To paraphrase Carla Vernon from The Honest Company, “progress is like a game of Chutes and Ladders with pitfalls and shortcuts.  It’s not a direct route, but ultimately, you get from point a to point b.” In the case of retail, point B is and should always be the seamless customer experience.

The final word on everybody’s mind was “culture.” With the technical acceleration of media capabilities, building a culture around your consumer becomes paramount to brand ambitions. Progress cannot happen in a silo. Collecting data that drives a better consumer experience falls flat when not aligned with broader strategies. Few brands today are moving at the speed of culture, but OMD’s newest client, Under Armour, is over-delivering on this goal.
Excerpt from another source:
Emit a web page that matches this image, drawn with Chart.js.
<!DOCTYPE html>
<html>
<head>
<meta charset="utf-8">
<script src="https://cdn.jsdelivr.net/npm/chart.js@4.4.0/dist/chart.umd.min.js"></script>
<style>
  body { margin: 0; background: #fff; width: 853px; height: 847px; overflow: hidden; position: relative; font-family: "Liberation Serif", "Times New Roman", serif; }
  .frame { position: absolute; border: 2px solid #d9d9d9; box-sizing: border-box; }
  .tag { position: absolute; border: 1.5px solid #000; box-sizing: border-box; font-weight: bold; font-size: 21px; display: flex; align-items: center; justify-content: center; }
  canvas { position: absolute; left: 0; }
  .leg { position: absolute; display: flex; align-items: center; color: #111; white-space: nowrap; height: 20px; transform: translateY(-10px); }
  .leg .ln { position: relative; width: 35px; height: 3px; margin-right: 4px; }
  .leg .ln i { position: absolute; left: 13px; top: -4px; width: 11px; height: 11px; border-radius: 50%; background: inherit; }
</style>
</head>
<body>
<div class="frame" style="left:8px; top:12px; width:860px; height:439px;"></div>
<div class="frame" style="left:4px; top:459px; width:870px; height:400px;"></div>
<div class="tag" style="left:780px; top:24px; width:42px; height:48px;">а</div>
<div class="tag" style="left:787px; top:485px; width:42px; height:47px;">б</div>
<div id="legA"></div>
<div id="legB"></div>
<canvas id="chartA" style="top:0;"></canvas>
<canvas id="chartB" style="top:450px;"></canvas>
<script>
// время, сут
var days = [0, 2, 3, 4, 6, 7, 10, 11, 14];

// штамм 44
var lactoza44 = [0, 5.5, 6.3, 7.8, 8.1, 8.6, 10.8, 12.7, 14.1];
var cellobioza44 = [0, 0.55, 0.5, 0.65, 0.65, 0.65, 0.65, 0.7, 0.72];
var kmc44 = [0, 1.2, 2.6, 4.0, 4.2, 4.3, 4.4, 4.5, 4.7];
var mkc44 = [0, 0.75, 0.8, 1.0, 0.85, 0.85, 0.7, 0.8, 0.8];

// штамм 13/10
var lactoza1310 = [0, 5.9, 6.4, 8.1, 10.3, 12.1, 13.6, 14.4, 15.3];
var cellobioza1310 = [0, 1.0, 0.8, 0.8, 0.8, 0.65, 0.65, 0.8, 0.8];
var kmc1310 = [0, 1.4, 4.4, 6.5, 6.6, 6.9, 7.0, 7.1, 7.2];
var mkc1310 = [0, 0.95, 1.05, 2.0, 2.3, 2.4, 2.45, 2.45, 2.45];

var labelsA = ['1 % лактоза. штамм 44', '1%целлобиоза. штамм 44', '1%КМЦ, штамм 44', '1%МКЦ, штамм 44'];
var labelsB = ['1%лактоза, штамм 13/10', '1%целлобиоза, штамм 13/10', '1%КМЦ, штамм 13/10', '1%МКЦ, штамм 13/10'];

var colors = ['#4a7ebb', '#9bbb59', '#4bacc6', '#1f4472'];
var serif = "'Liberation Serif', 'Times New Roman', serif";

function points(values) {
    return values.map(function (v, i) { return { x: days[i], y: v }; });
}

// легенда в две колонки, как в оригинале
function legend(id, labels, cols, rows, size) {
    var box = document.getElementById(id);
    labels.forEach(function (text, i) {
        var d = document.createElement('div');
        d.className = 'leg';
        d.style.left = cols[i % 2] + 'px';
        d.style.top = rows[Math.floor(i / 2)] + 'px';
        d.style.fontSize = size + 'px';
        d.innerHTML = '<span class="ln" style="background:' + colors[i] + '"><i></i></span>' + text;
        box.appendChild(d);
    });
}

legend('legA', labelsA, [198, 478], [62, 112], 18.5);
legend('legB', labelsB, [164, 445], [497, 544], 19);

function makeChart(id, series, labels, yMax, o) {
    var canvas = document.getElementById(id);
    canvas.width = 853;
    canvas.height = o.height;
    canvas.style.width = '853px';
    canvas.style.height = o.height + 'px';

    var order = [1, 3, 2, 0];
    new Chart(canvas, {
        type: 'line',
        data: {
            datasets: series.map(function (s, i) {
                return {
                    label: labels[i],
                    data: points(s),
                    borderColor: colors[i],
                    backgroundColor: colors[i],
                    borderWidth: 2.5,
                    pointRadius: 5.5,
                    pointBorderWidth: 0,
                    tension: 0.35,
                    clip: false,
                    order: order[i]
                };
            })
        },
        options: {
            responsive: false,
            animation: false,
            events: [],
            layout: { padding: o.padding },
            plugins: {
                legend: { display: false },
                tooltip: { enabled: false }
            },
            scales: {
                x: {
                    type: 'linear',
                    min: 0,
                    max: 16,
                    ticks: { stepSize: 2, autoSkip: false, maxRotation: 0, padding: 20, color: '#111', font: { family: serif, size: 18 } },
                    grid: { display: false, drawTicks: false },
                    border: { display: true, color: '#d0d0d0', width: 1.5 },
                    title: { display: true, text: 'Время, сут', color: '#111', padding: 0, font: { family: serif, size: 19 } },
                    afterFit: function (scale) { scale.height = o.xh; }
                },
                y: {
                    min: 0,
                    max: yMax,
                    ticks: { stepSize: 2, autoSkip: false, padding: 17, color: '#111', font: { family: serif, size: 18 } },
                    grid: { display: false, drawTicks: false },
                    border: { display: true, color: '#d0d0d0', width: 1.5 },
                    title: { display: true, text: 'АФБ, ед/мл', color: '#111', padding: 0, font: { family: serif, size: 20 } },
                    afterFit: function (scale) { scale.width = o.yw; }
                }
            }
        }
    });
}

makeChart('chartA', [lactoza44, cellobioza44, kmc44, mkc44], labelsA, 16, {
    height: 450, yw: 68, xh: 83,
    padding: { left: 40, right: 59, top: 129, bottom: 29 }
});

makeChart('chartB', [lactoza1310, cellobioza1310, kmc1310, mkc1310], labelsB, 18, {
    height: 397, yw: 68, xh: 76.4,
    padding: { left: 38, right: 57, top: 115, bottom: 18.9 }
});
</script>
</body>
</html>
Under Armour dug into what Under Armour’s CEO, Stephanie Linnartz, calls a ‘data culture’, and how to create and use a data-driven DNA to push the brand forward.  For example, the sports apparel space can feel crowded at times, and finding the right spaces to own is critical to long-term brand building.  Particularly with new category entrants. Under Armour is finding room to grow by speaking to GenZ and A’s female customers through a sustainability lens – leading with a key product evolution, replacing spandex with material innovations that will enable less waste. Innovation lies at the heart of Under Armour. According to Linnartz, they are rethinking the life cycle of their products because, when it comes to the next generation, “they care about sustainability.”

One truth remains: balancing brand mission, revenue growth, and data independence is a new challenge, not a future one. The solutions presented at NRF are still just tools in a toolbox to solve the same problem: How to best serve the customer while putting them first. Marketers and retailers need to understand that the data and tech are just tools that enable us to create more seamless experiences when done correctly. The process will never be nailed the first time; by the time it is solidified, it will have evolved in countless ways. With customer habits and mindsets consistently changing, the landscape is ever-evolving, and technology is equally fragmented. The goalposts move on what seems to be a minute-to-minute basis. Marketers cannot afford to wait for a silver bullet. The time is now.

We put the customer first with every plan rooted in the client’s ambition and have empathy for speaking to them in the right spaces, at the right time, with a personalized story and a complete understanding of their journey.